In response, a new municipal cemetery on Har HaMenuchot in western Jerusalem was established in 1951. When the Har HaMenuchot cemetery ran out of room for in-ground graves, it began burying Jerusalem’s dead in multi-level, above-ground structures. Glanz’s current project “will likely be the last [offering] in-ground graves in Jerusalem for at least two generations, if not forever.”
A significant percentage of her efforts are focused on combating bureaucracy, in order to make burial plots in Jerusalem available to those who are not Israeli citizens. “There’s a tremendous amount of clamping down on the whole issue of burials, and burials to foreigners, so these are really the last opportunities, because they are already in the pipeline, to have availability for foreigners to be buried in Yerushalayim.” For Glanz, this $80 million project has deep, personal significance.
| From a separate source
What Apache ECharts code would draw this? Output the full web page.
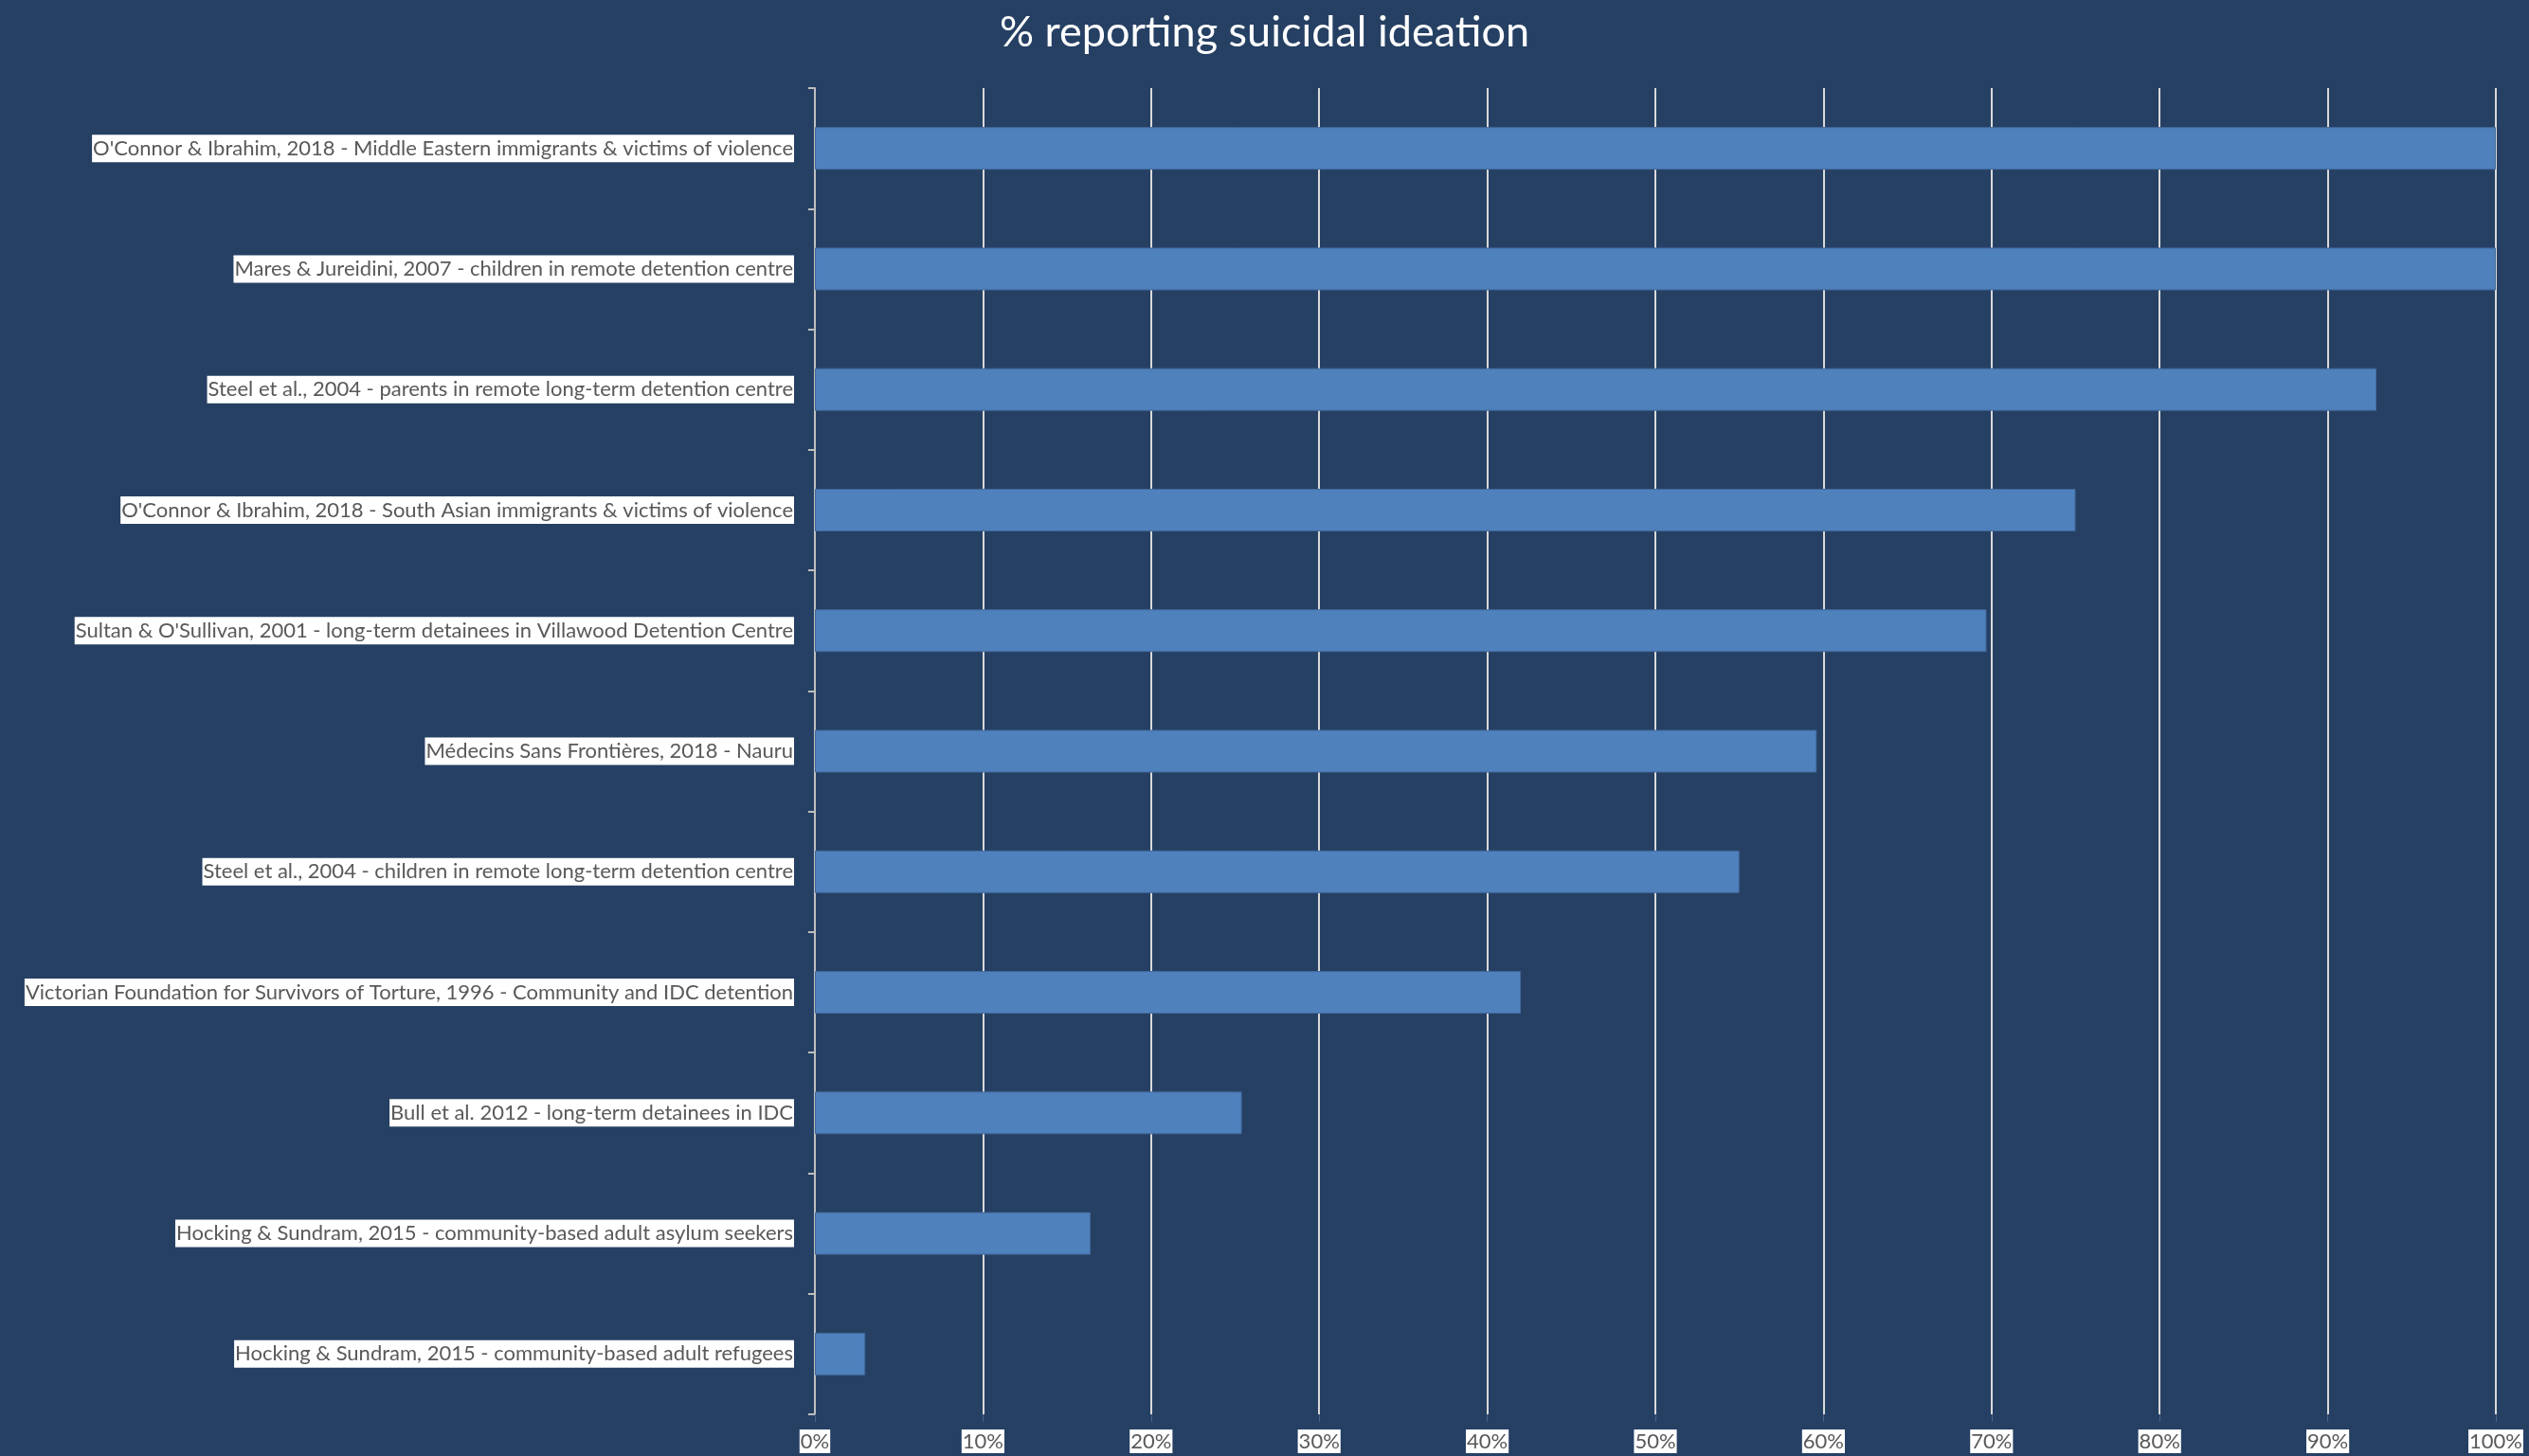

“After two years of doing it as chesed, the investors for this [cemetery] project came to me and all those connections ended up being invaluable. This shows how, even in our hardest times, Hashem is setting us up for what we need to accomplish in life,” she reflected.
In addition to her career and her rebbetzin role, Glanz and her husband have five children, ages two to 15. She explained, “I’ve always been an organized, people person. Some people have dreams. My dreams have me. I am very driven by a need to accomplish what I need to accomplish in this world, in the time that I have.
Her days are structured. An hour in the morning is spent running a group for Jewish bereaved mothers. A second morning hour, she works on an achdut project she calls “geula Judaism.” She’s in the office until 4pm and with her family until 8:30pm. Then she returns to work, sometimes until 2am. “I don’t do hobbies. I’m not the person you’re going to find doing needlepoint,” she laughed.
Still, something has to give. “I don’t sleep enough,” she admitted. “I’m not good at taking time to nurture myself. I’ve come to realize that I need to be more of a priority.”
As a charedi woman working at the highest professional levels, Glanz knows she’s an anomaly. “I try to enlighten [people] and explain that, in the charedi community, Jewish women are seen as superheroes who work and raise children and keep clean homes. Very quickly, they are disarmed and realize that I’m talking to them as a normal person and all the walls fall away,” she noted.
At the same time, she has faced her share of glass ceilings. “If it wasn’t for the fact that I was charedi and female, I would have ten-fold more opportunities,” she asserted.
Nevertheless, she recognizes her many brachot. “It’s a full life, Baruch Hashem, and I love what I get to do to help Eretz Yisrael and Am Yisrael.”